Stated task: Go through the data below and copy it exactly, skipping every picture.

Data block:

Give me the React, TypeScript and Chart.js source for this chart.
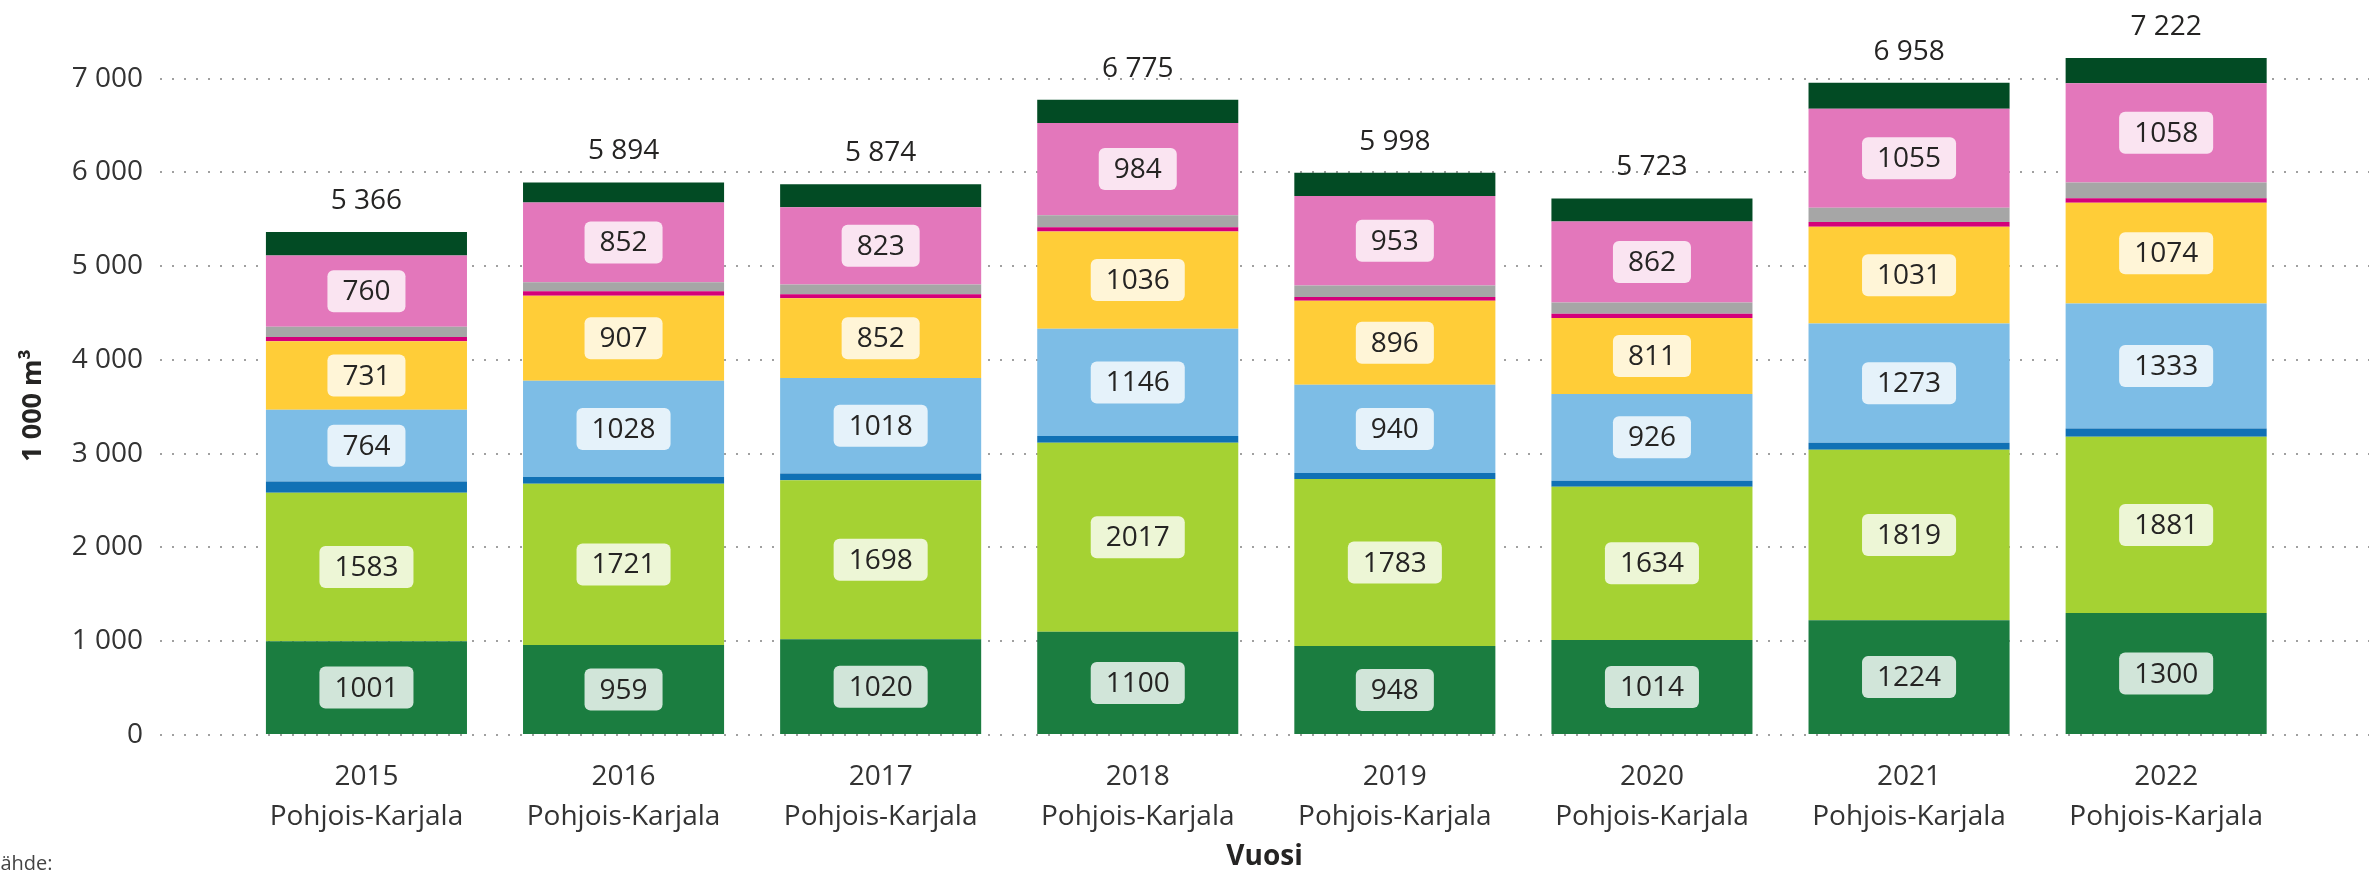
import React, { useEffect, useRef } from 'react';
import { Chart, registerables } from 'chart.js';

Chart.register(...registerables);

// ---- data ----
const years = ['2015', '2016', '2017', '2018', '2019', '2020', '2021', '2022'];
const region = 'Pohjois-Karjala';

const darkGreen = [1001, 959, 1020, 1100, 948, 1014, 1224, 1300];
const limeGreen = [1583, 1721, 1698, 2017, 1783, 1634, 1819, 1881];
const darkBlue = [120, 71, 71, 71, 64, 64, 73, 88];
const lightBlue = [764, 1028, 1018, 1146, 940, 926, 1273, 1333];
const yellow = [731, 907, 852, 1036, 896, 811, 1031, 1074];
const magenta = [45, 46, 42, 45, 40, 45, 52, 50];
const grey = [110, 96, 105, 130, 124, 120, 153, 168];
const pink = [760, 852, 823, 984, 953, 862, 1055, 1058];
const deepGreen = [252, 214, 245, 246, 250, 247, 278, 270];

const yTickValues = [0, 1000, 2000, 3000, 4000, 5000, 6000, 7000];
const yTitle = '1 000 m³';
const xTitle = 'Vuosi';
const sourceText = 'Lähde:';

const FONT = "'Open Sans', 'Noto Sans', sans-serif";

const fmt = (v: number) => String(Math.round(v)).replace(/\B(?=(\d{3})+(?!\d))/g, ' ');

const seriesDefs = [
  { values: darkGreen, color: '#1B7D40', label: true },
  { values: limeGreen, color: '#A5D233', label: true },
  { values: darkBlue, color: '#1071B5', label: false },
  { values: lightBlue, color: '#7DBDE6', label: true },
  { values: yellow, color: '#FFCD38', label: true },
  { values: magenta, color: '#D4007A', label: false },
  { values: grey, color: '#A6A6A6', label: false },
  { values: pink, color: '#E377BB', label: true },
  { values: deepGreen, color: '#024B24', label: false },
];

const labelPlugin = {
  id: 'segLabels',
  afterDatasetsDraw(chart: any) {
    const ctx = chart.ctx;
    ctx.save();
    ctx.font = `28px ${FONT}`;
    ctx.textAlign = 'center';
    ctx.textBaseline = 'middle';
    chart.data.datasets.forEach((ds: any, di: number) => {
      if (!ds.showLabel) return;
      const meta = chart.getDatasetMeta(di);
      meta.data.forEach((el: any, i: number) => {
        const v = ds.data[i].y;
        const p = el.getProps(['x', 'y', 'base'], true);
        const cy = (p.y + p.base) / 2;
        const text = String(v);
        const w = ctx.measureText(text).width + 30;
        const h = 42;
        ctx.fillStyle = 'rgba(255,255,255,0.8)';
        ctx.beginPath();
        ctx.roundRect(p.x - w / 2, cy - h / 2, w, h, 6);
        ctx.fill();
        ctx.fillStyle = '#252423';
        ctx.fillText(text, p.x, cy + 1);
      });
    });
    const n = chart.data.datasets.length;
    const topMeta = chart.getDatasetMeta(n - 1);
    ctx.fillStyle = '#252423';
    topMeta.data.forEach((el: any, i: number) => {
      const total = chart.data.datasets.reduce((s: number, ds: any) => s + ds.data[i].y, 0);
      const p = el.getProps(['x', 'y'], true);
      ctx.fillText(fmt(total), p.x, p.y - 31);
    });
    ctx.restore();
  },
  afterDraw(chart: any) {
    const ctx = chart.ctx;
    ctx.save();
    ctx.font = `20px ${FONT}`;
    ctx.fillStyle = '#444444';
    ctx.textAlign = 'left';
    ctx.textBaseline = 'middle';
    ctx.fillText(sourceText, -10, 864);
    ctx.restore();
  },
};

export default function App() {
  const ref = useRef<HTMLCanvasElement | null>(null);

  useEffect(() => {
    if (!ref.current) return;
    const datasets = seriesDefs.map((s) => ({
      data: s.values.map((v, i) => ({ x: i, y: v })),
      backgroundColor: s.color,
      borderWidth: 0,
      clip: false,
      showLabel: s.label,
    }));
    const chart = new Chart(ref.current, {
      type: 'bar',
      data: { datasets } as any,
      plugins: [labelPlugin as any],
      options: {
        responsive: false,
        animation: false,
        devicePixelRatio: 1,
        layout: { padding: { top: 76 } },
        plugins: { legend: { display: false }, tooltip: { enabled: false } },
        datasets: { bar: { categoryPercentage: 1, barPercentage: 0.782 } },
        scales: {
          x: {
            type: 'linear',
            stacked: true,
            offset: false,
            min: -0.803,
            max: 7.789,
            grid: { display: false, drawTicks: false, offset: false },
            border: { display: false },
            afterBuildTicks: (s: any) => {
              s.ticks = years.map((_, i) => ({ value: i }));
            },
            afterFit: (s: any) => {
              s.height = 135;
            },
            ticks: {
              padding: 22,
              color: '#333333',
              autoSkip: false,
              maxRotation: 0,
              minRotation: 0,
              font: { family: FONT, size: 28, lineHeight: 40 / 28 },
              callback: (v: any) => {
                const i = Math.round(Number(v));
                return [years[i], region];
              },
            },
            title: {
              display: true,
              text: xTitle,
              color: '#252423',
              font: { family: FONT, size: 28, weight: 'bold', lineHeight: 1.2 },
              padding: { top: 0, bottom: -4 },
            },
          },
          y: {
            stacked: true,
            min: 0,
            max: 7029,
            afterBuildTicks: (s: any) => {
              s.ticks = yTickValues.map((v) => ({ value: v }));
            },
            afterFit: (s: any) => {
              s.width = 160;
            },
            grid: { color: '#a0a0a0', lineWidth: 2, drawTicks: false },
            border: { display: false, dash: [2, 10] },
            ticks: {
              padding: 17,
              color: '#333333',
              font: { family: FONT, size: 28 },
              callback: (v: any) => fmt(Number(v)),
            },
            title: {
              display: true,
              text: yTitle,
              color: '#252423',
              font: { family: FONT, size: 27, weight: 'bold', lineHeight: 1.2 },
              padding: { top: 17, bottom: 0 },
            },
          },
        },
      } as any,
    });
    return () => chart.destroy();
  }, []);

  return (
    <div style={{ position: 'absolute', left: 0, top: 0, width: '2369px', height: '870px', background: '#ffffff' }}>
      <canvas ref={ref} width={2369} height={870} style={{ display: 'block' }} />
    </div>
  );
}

Answer in full:
Give me the React, TypeScript and Chart.js source for this chart.
import React, { useEffect, useRef } from 'react';
import { Chart, registerables } from 'chart.js';

Chart.register(...registerables);

// ---- data ----
const years = ['2015', '2016', '2017', '2018', '2019', '2020', '2021', '2022'];
const region = 'Pohjois-Karjala';

const darkGreen = [1001, 959, 1020, 1100, 948, 1014, 1224, 1300];
const limeGreen = [1583, 1721, 1698, 2017, 1783, 1634, 1819, 1881];
const darkBlue = [120, 71, 71, 71, 64, 64, 73, 88];
const lightBlue = [764, 1028, 1018, 1146, 940, 926, 1273, 1333];
const yellow = [731, 907, 852, 1036, 896, 811, 1031, 1074];
const magenta = [45, 46, 42, 45, 40, 45, 52, 50];
const grey = [110, 96, 105, 130, 124, 120, 153, 168];
const pink = [760, 852, 823, 984, 953, 862, 1055, 1058];
const deepGreen = [252, 214, 245, 246, 250, 247, 278, 270];

const yTickValues = [0, 1000, 2000, 3000, 4000, 5000, 6000, 7000];
const yTitle = '1 000 m³';
const xTitle = 'Vuosi';
const sourceText = 'Lähde:';

const FONT = "'Open Sans', 'Noto Sans', sans-serif";

const fmt = (v: number) => String(Math.round(v)).replace(/\B(?=(\d{3})+(?!\d))/g, ' ');

const seriesDefs = [
  { values: darkGreen, color: '#1B7D40', label: true },
  { values: limeGreen, color: '#A5D233', label: true },
  { values: darkBlue, color: '#1071B5', label: false },
  { values: lightBlue, color: '#7DBDE6', label: true },
  { values: yellow, color: '#FFCD38', label: true },
  { values: magenta, color: '#D4007A', label: false },
  { values: grey, color: '#A6A6A6', label: false },
  { values: pink, color: '#E377BB', label: true },
  { values: deepGreen, color: '#024B24', label: false },
];

const labelPlugin = {
  id: 'segLabels',
  afterDatasetsDraw(chart: any) {
    const ctx = chart.ctx;
    ctx.save();
    ctx.font = `28px ${FONT}`;
    ctx.textAlign = 'center';
    ctx.textBaseline = 'middle';
    chart.data.datasets.forEach((ds: any, di: number) => {
      if (!ds.showLabel) return;
      const meta = chart.getDatasetMeta(di);
      meta.data.forEach((el: any, i: number) => {
        const v = ds.data[i].y;
        const p = el.getProps(['x', 'y', 'base'], true);
        const cy = (p.y + p.base) / 2;
        const text = String(v);
        const w = ctx.measureText(text).width + 30;
        const h = 42;
        ctx.fillStyle = 'rgba(255,255,255,0.8)';
        ctx.beginPath();
        ctx.roundRect(p.x - w / 2, cy - h / 2, w, h, 6);
        ctx.fill();
        ctx.fillStyle = '#252423';
        ctx.fillText(text, p.x, cy + 1);
      });
    });
    const n = chart.data.datasets.length;
    const topMeta = chart.getDatasetMeta(n - 1);
    ctx.fillStyle = '#252423';
    topMeta.data.forEach((el: any, i: number) => {
      const total = chart.data.datasets.reduce((s: number, ds: any) => s + ds.data[i].y, 0);
      const p = el.getProps(['x', 'y'], true);
      ctx.fillText(fmt(total), p.x, p.y - 31);
    });
    ctx.restore();
  },
  afterDraw(chart: any) {
    const ctx = chart.ctx;
    ctx.save();
    ctx.font = `20px ${FONT}`;
    ctx.fillStyle = '#444444';
    ctx.textAlign = 'left';
    ctx.textBaseline = 'middle';
    ctx.fillText(sourceText, -10, 864);
    ctx.restore();
  },
};

export default function App() {
  const ref = useRef<HTMLCanvasElement | null>(null);

  useEffect(() => {
    if (!ref.current) return;
    const datasets = seriesDefs.map((s) => ({
      data: s.values.map((v, i) => ({ x: i, y: v })),
      backgroundColor: s.color,
      borderWidth: 0,
      clip: false,
      showLabel: s.label,
    }));
    const chart = new Chart(ref.current, {
      type: 'bar',
      data: { datasets } as any,
      plugins: [labelPlugin as any],
      options: {
        responsive: false,
        animation: false,
        devicePixelRatio: 1,
        layout: { padding: { top: 76 } },
        plugins: { legend: { display: false }, tooltip: { enabled: false } },
        datasets: { bar: { categoryPercentage: 1, barPercentage: 0.782 } },
        scales: {
          x: {
            type: 'linear',
            stacked: true,
            offset: false,
            min: -0.803,
            max: 7.789,
            grid: { display: false, drawTicks: false, offset: false },
            border: { display: false },
            afterBuildTicks: (s: any) => {
              s.ticks = years.map((_, i) => ({ value: i }));
            },
            afterFit: (s: any) => {
              s.height = 135;
            },
            ticks: {
              padding: 22,
              color: '#333333',
              autoSkip: false,
              maxRotation: 0,
              minRotation: 0,
              font: { family: FONT, size: 28, lineHeight: 40 / 28 },
              callback: (v: any) => {
                const i = Math.round(Number(v));
                return [years[i], region];
              },
            },
            title: {
              display: true,
              text: xTitle,
              color: '#252423',
              font: { family: FONT, size: 28, weight: 'bold', lineHeight: 1.2 },
              padding: { top: 0, bottom: -4 },
            },
          },
          y: {
            stacked: true,
            min: 0,
            max: 7029,
            afterBuildTicks: (s: any) => {
              s.ticks = yTickValues.map((v) => ({ value: v }));
            },
            afterFit: (s: any) => {
              s.width = 160;
            },
            grid: { color: '#a0a0a0', lineWidth: 2, drawTicks: false },
            border: { display: false, dash: [2, 10] },
            ticks: {
              padding: 17,
              color: '#333333',
              font: { family: FONT, size: 28 },
              callback: (v: any) => fmt(Number(v)),
            },
            title: {
              display: true,
              text: yTitle,
              color: '#252423',
              font: { family: FONT, size: 27, weight: 'bold', lineHeight: 1.2 },
              padding: { top: 17, bottom: 0 },
            },
          },
        },
      } as any,
    });
    return () => chart.destroy();
  }, []);

  return (
    <div style={{ position: 'absolute', left: 0, top: 0, width: '2369px', height: '870px', background: '#ffffff' }}>
      <canvas ref={ref} width={2369} height={870} style={{ display: 'block' }} />
    </div>
  );
}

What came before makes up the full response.